What is needed
Leave out the images and repeat the listing below without a single change.

Given material
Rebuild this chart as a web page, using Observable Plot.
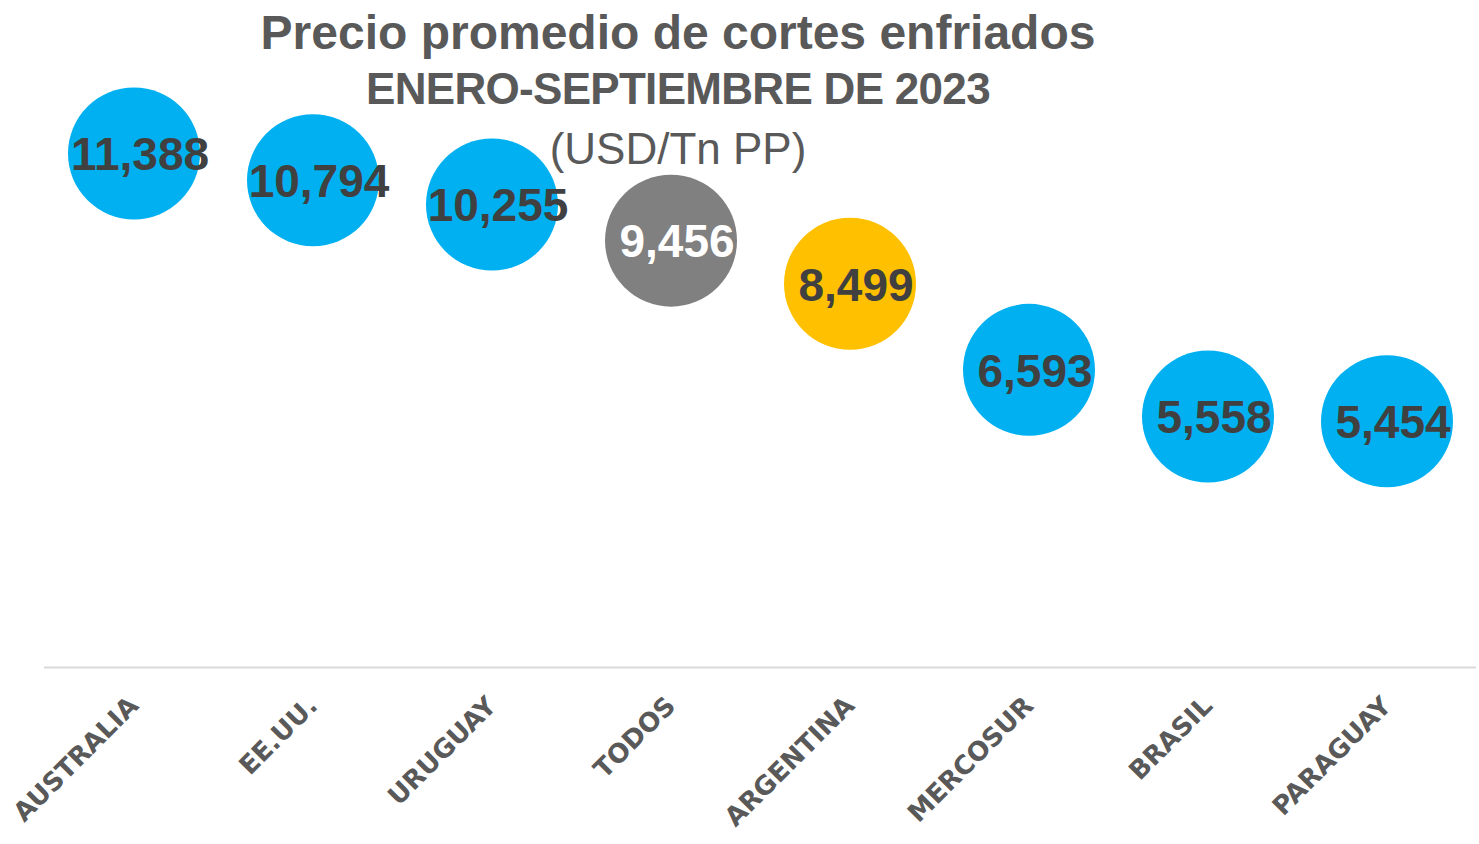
<!DOCTYPE html>
<html>
<head>
<meta charset="utf-8">
<script src="https://cdn.jsdelivr.net/npm/d3@7"></script>
<script src="https://cdn.jsdelivr.net/npm/@observablehq/plot@0.6"></script>
<style>
  html, body { margin: 0; padding: 0; background: #fff; }
  #wrap { position: relative; width: 1479px; height: 844px; }
  #title { position: absolute; left: 0; top: 0; width: 1356px; text-align: center; color: #595959; font-family: "Liberation Sans", Arial, sans-serif; pointer-events: none; }
  #title .l1 { font-weight: bold; font-size: 48px; line-height: 56px; margin-top: 5px; }
  #title .l2 { font-weight: bold; font-size: 44px; line-height: 56px; letter-spacing: -0.7px; }
  #title .l3 { font-weight: normal; font-size: 44px; line-height: 60px; margin-top: 2px; }
</style>
</head>
<body>
<div id="wrap">
  <div id="chart"></div>
  <div id="title">
    <div class="l1">Precio promedio de cortes enfriados</div>
    <div class="l2">ENERO-SEPTIEMBRE DE 2023</div>
    <div class="l3">(USD/Tn PP)</div>
  </div>
</div>
<script>
const categories = ["AUSTRALIA", "EE.UU.", "URUGUAY", "TODOS", "ARGENTINA", "MERCOSUR", "BRASIL", "PARAGUAY"];
const values = [11388, 10794, 10255, 9456, 8499, 6593, 5558, 5454];
const colors = ["#00B0F0", "#00B0F0", "#00B0F0", "#808080", "#FFC000", "#00B0F0", "#00B0F0", "#00B0F0"];
const labelColors = ["#404040", "#404040", "#404040", "#FFFFFF", "#404040", "#404040", "#404040", "#404040"];

const data = categories.map((c, i) => ({name: c, value: values[i], color: colors[i], labelColor: labelColors[i]}));

const chart = Plot.plot({
  width: 1479,
  height: 844,
  marginLeft: 44,
  marginRight: 3,
  marginTop: 35,
  marginBottom: 177,
  style: {fontFamily: "'DejaVu Sans', sans-serif", background: "#fff"},
  x: {type: "band", domain: categories, padding: 0, label: null},
  y: {domain: [0, 14000], axis: null},
  marks: [
    Plot.ruleY([0], {stroke: "#D9D9D9", strokeWidth: 2}),
    Plot.dot(data, {x: "name", y: "value", r: 66, fill: "color", stroke: null}),
    Plot.text(data, {x: "name", y: "value", text: d => d3.format(",")(d.value), fill: "labelColor", fontSize: 46, fontWeight: "bold", fontFamily: "'Liberation Sans', Arial, sans-serif", dx: 6, dy: 2}),
    Plot.axisX({tickSize: 0, tickPadding: 34, tickRotate: -45, fontSize: 26, fontWeight: "bold", fill: "#595959", label: null})
  ]
});
document.getElementById("chart").appendChild(chart);
</script>
</body>
</html>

Expected answer
Rebuild this chart as a web page, using Observable Plot.
<!DOCTYPE html>
<html>
<head>
<meta charset="utf-8">
<script src="https://cdn.jsdelivr.net/npm/d3@7"></script>
<script src="https://cdn.jsdelivr.net/npm/@observablehq/plot@0.6"></script>
<style>
  html, body { margin: 0; padding: 0; background: #fff; }
  #wrap { position: relative; width: 1479px; height: 844px; }
  #title { position: absolute; left: 0; top: 0; width: 1356px; text-align: center; color: #595959; font-family: "Liberation Sans", Arial, sans-serif; pointer-events: none; }
  #title .l1 { font-weight: bold; font-size: 48px; line-height: 56px; margin-top: 5px; }
  #title .l2 { font-weight: bold; font-size: 44px; line-height: 56px; letter-spacing: -0.7px; }
  #title .l3 { font-weight: normal; font-size: 44px; line-height: 60px; margin-top: 2px; }
</style>
</head>
<body>
<div id="wrap">
  <div id="chart"></div>
  <div id="title">
    <div class="l1">Precio promedio de cortes enfriados</div>
    <div class="l2">ENERO-SEPTIEMBRE DE 2023</div>
    <div class="l3">(USD/Tn PP)</div>
  </div>
</div>
<script>
const categories = ["AUSTRALIA", "EE.UU.", "URUGUAY", "TODOS", "ARGENTINA", "MERCOSUR", "BRASIL", "PARAGUAY"];
const values = [11388, 10794, 10255, 9456, 8499, 6593, 5558, 5454];
const colors = ["#00B0F0", "#00B0F0", "#00B0F0", "#808080", "#FFC000", "#00B0F0", "#00B0F0", "#00B0F0"];
const labelColors = ["#404040", "#404040", "#404040", "#FFFFFF", "#404040", "#404040", "#404040", "#404040"];

const data = categories.map((c, i) => ({name: c, value: values[i], color: colors[i], labelColor: labelColors[i]}));

const chart = Plot.plot({
  width: 1479,
  height: 844,
  marginLeft: 44,
  marginRight: 3,
  marginTop: 35,
  marginBottom: 177,
  style: {fontFamily: "'DejaVu Sans', sans-serif", background: "#fff"},
  x: {type: "band", domain: categories, padding: 0, label: null},
  y: {domain: [0, 14000], axis: null},
  marks: [
    Plot.ruleY([0], {stroke: "#D9D9D9", strokeWidth: 2}),
    Plot.dot(data, {x: "name", y: "value", r: 66, fill: "color", stroke: null}),
    Plot.text(data, {x: "name", y: "value", text: d => d3.format(",")(d.value), fill: "labelColor", fontSize: 46, fontWeight: "bold", fontFamily: "'Liberation Sans', Arial, sans-serif", dx: 6, dy: 2}),
    Plot.axisX({tickSize: 0, tickPadding: 34, tickRotate: -45, fontSize: 26, fontWeight: "bold", fill: "#595959", label: null})
  ]
});
document.getElementById("chart").appendChild(chart);
</script>
</body>
</html>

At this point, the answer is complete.